# Understanding Covariance Matrix- Formula

I watched Andrew NG's lecture on PCA and happened to come across this formula for computing Covariance Matrix which I don't comprehend . I feel there's no need for a summation(sigma) over ranging from i=1 to n , when that purpose is served by the 'Transpose term of x(i) ' .

I've seen formulae like this : where Covariance of a matrix Z is computed by just Z.Z' without the need for summation .

So , if both the formulae are computing the covariance matrix , I don't understand why their formula differ . Why do we need a summation ?

Can someone breakdown the formulae ( perhaps with an example) to help me understand if there are any differences between the two ? Both are formulae of covariance matrix.

• X.X^T != (x^(i)) (x^(i))^T – Yahya Jun 28 at 17:02
• Yes ! But if we didn't use the summation , It would just be X.X^T right ? I don't understand the need for summation . Other Covariance Matrix formulae use the summation only when there is no Transpose . – Bharathi Jun 28 at 17:09
• Okay ! I am editing my question with further details – Bharathi Jun 28 at 17:24
• @Yahya , Can you please help me understand why the above two formulae differ ? I'm sorry if I'm asking silly questions . I'm just a beginner and want to get myself clear. – Bharathi Jun 28 at 17:29

Assuming zero-mean samples, both formulations give covariance estimates. I assume $$m$$ denoted in the upper-most formula is either $$n$$ or $$n-1$$. The first one uses individual samples, $$x_i$$ and the second one uses the data matrix, $$X$$, where the samples are the rows. The typical formulation of the data matrix $$X$$ is as follows:

$$X=\begin{bmatrix}x_1^T\\ x_2^T\\\vdots\\x_n^T\end{bmatrix}$$

So, the covariance estimate $$\frac{1}{n-1}X^TX$$ is: $$\frac{1}{n-1}\begin{bmatrix}x_1 &x_2&\dots &x_n\end{bmatrix}\begin{bmatrix}x_1^T\\ x_2^T\\\vdots\\x_n^T\end{bmatrix}=\frac{1}{n-1}\sum_{i=1}^n x_ix_i^T$$

• Brilliant Answer ! Thanks . But Why should data matrix X have entries as xi^T . Each xi might just be a single number right ? Transposing and not transposing a single number wouldn't make any difference , Am I right ? Or , please tell me if there is any specific reason to do so . – Bharathi Jun 28 at 19:25
• $x_i$ is in general a vector, say $p\times 1$, where $p$ is the dimension of your data. – gunes Jun 28 at 19:26
• Oh yeah alright ! Got it . Thanks a lot – Bharathi Jun 28 at 19:27

Your confusion seems to be about the notation being used here. You seem to be assuming that $$x^{(i)}$$ is a matrix. Whereas, in fact, $$x^{(i)}$$ is a column vector: $$x^{(i)}= \begin{bmatrix} x_1^{(i)} \\ x_2^{(i)} \\ \vdots \\ x_p^{(i)} \end{bmatrix}$$ Thus, every $$x^{(i)}$$ contains a single observation of all the $$p$$ variables that you're computing the covariance of, where each row is a different variable. The index $$i$$ denotes observations, not variables. For instance, $$x^{(5)}$$ contains the values of all of our variables in the 5-th observation. And $$x_3^{(5)}$$ would be the value of the third variable in the fifth observation.

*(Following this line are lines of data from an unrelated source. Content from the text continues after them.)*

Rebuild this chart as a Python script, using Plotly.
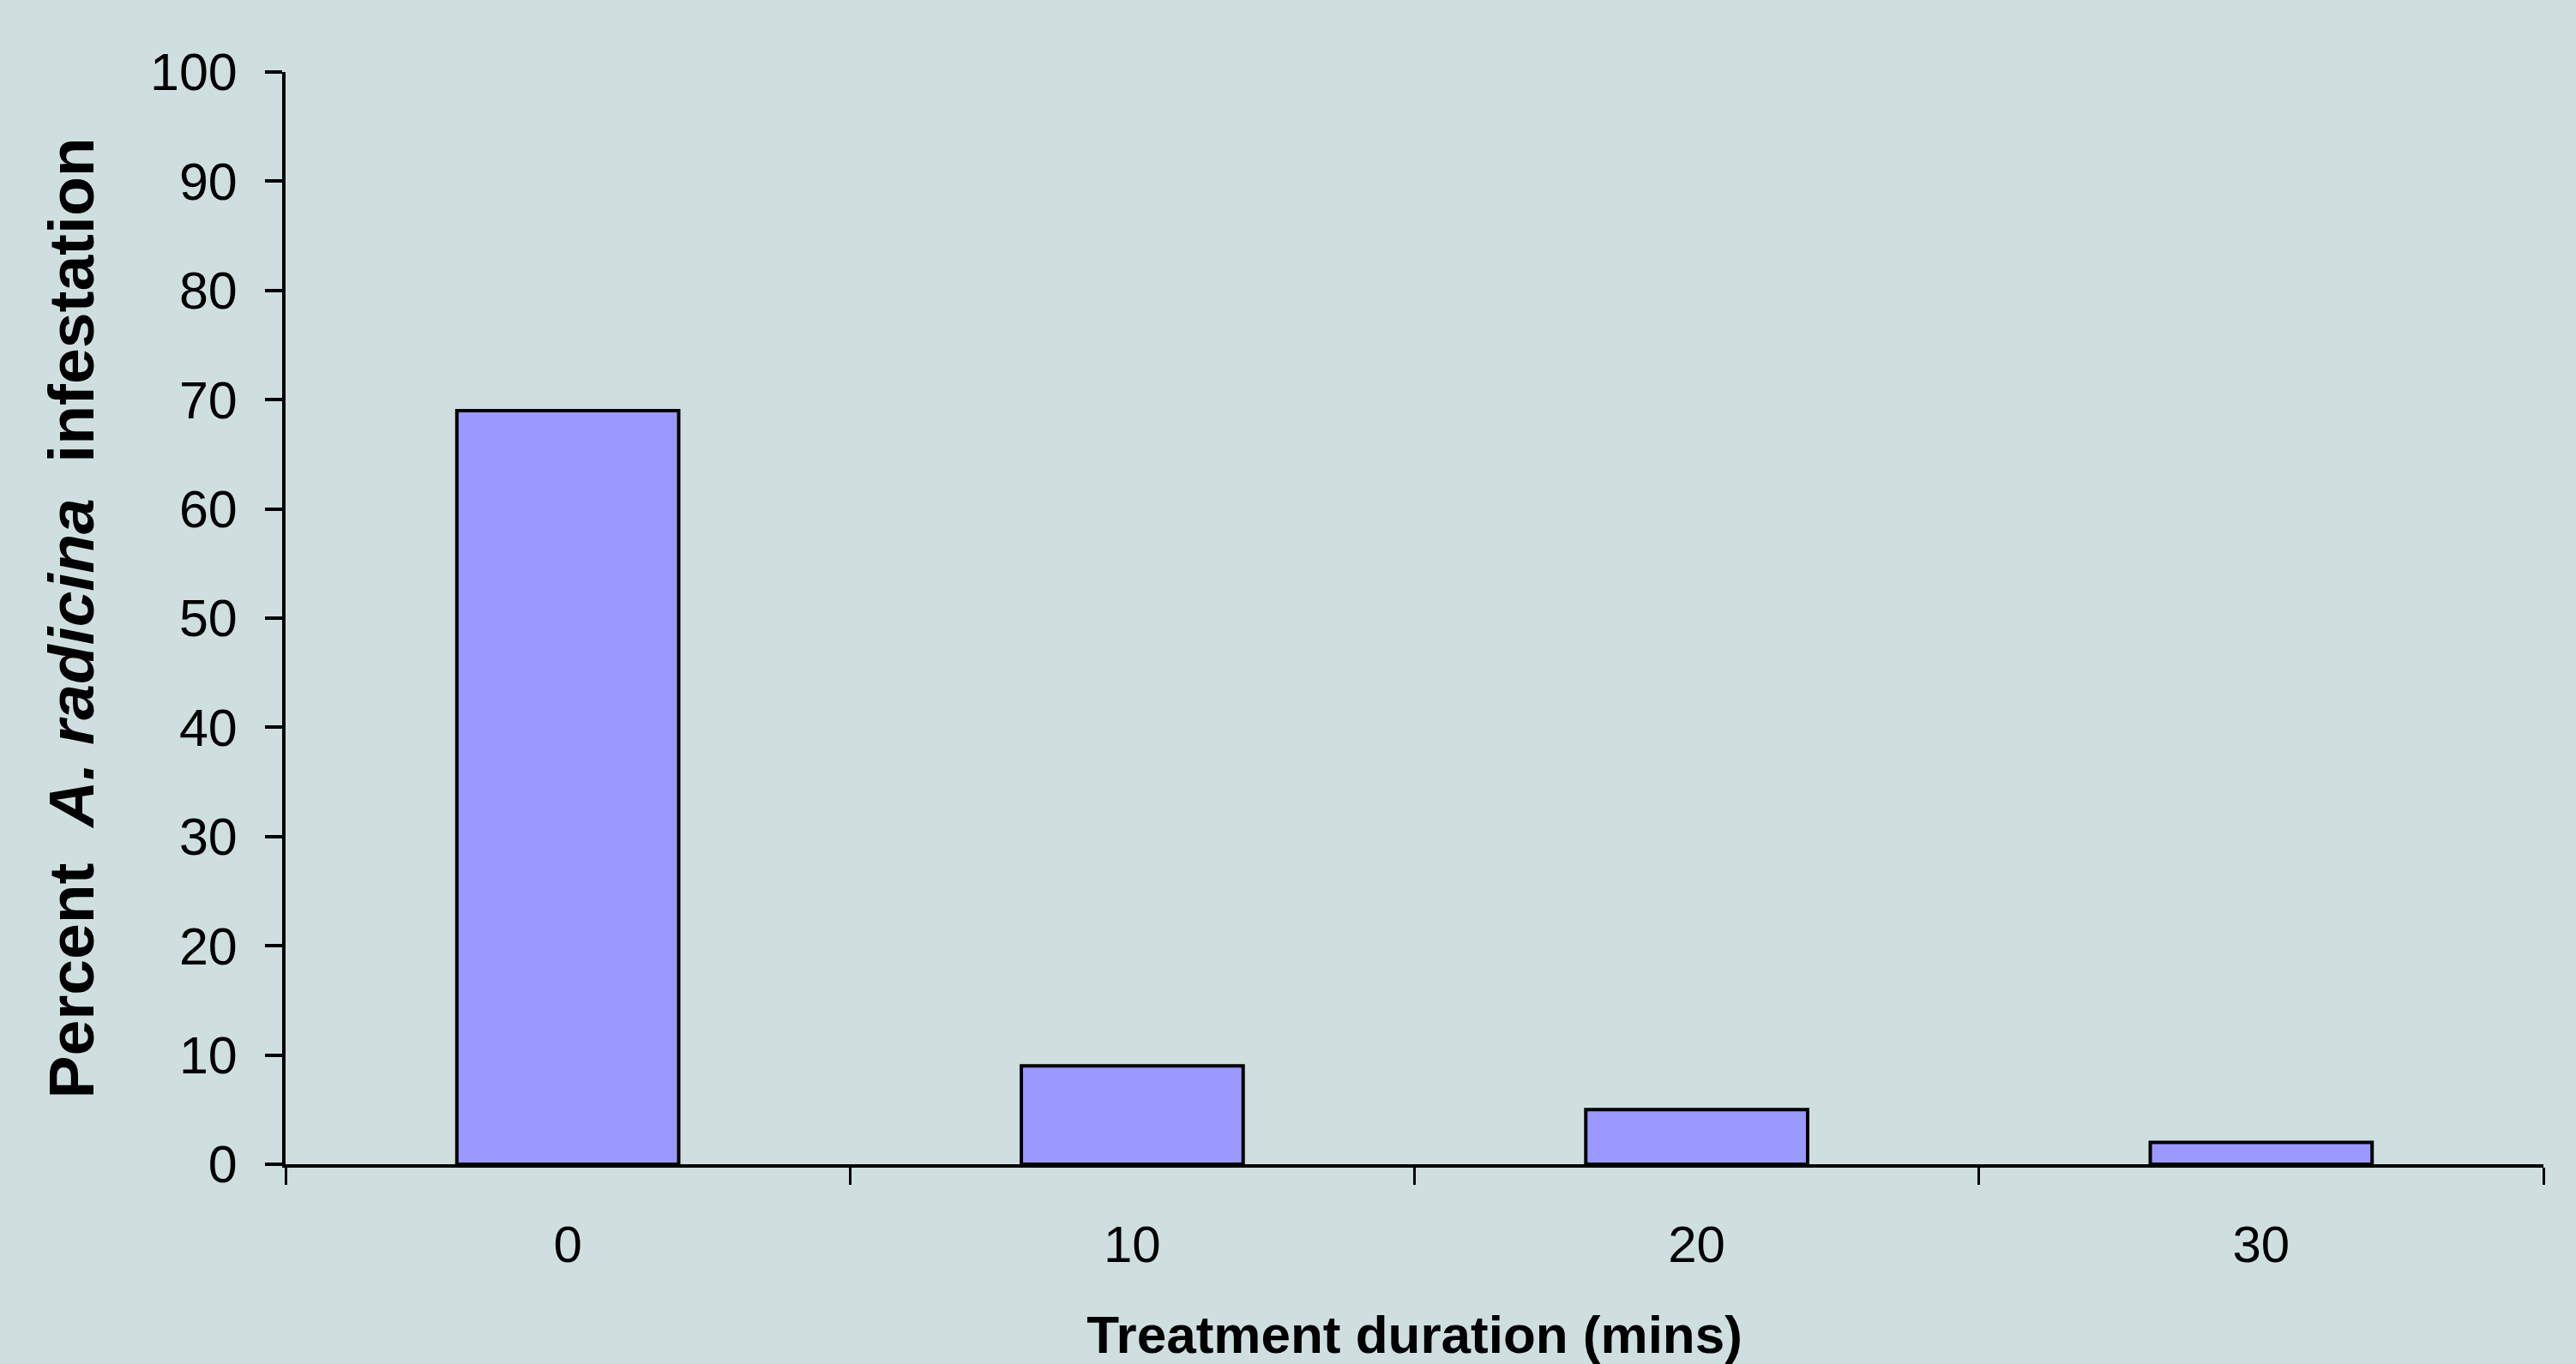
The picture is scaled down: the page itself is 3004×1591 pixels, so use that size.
import plotly.graph_objects as go

# Data
durations = ["0", "10", "20", "30"]          # treatment duration (mins)
infestation = [69, 9, 5, 2]                  # percent A. radicina infestation
y_tick_values = [0, 10, 20, 30, 40, 50, 60, 70, 80, 90, 100]

FONT = "Liberation Sans, Arial, Helvetica, sans-serif"
BG = "#cfdfdf"

fig = go.Figure(
    go.Bar(
        x=durations,
        y=infestation,
        marker=dict(color="#9999ff", line=dict(color="black", width=4)),
        showlegend=False,
    )
)

fig.update_layout(
    width=3004,
    height=1591,
    autosize=False,
    margin=dict(l=333, r=38, t=84, b=233, pad=0),
    paper_bgcolor=BG,
    plot_bgcolor=BG,
    bargap=0.607,
    font=dict(family=FONT, color="black"),
)

fig.update_xaxes(
    type="category",
    tickson="boundaries",
    ticks="outside",
    ticklen=20,
    tickwidth=3,
    tickcolor="black",
    showline=True,
    linecolor="black",
    linewidth=4,
    showgrid=False,
    zeroline=False,
    tickfont=dict(family=FONT, size=60, color="black"),
    ticklabelstandoff=38,
    title=dict(
        text="<b>Treatment duration (mins)</b>",
        font=dict(family=FONT, size=62, color="black"),
        standoff=52,
    ),
)

fig.update_yaxes(
    range=[0, 100],
    tickvals=y_tick_values,
    ticks="outside",
    ticklen=20,
    tickwidth=4,
    tickcolor="black",
    showline=True,
    linecolor="black",
    linewidth=4,
    showgrid=False,
    zeroline=False,
    tickfont=dict(family=FONT, size=61, color="black"),
    ticklabelstandoff=20,
    title=dict(
        text="<b>Percent&nbsp; <i>A. radicina</i>&nbsp; infestation</b>",
        font=dict(family=FONT, size=75, color="black"),
        standoff=42,
    ),
)

fig.write_html(
    "out.html",
    config={"displayModeBar": False},
    post_script="document.body.style.margin='0';",
)
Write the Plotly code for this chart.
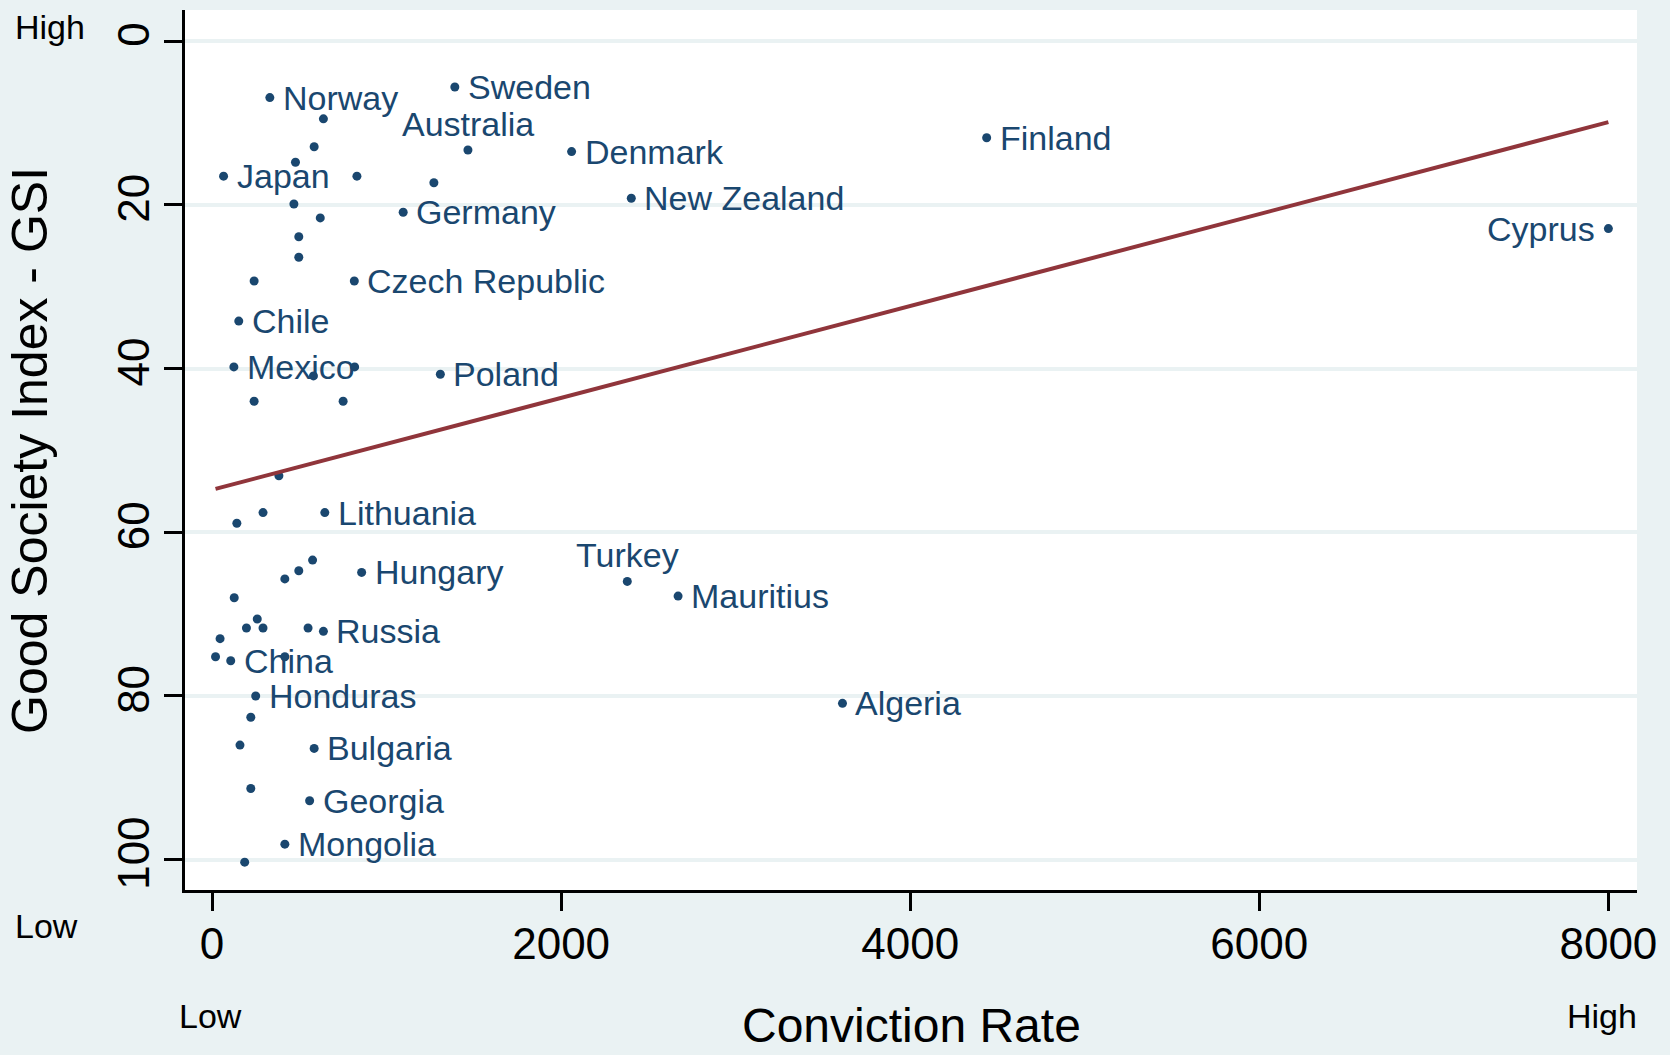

If you wanted to do it all with matrix notation, and remove the summation operator from the formula, you could define a data matrix $$X$$: $$X= \begin{bmatrix} x^{(1)} & x^{(2)} & \cdots & x^{(n)} \end{bmatrix}$$ $$= \begin{bmatrix} x_1^{(1)} & x_1^{(2)} & \cdots & x_1^{(n)} \\ x_2^{(1)} & x_2^{(2)} & \cdots & x_2^{(n)} \\ \vdots &\vdots & \ddots\ & \vdots \\ x_p^{(1)} & x_p^{(2)} & \cdots & x_p^{(n)} \end{bmatrix}$$ And then you can use the formula: $$\Sigma = \frac{1}{m}{XX}^T$$ where $$m$$ equals either $$n$$ or $$n-1$$. This formula is equivalent to the one used in Andrew Ng's notes. We got rid of the summation over observations by putting those observations into the columns of the matrix $$X$$, and then taking a matrix product that "sums away" the observation dimension "under the hood". Importantly, though, both formulas define exactly the same sequence of operations.

In Ng's version, you can think of each $$x^{(i)}{x^{(i)}}^T$$-term as the "instantaneous covariance" of your variables, for the $$i$$-th observation (i.e. how much they happened to co-vary in that particular instance). We then average over all these instantaneous covariances to get an estimate of the overall covariance (how much the variables co-vary on average).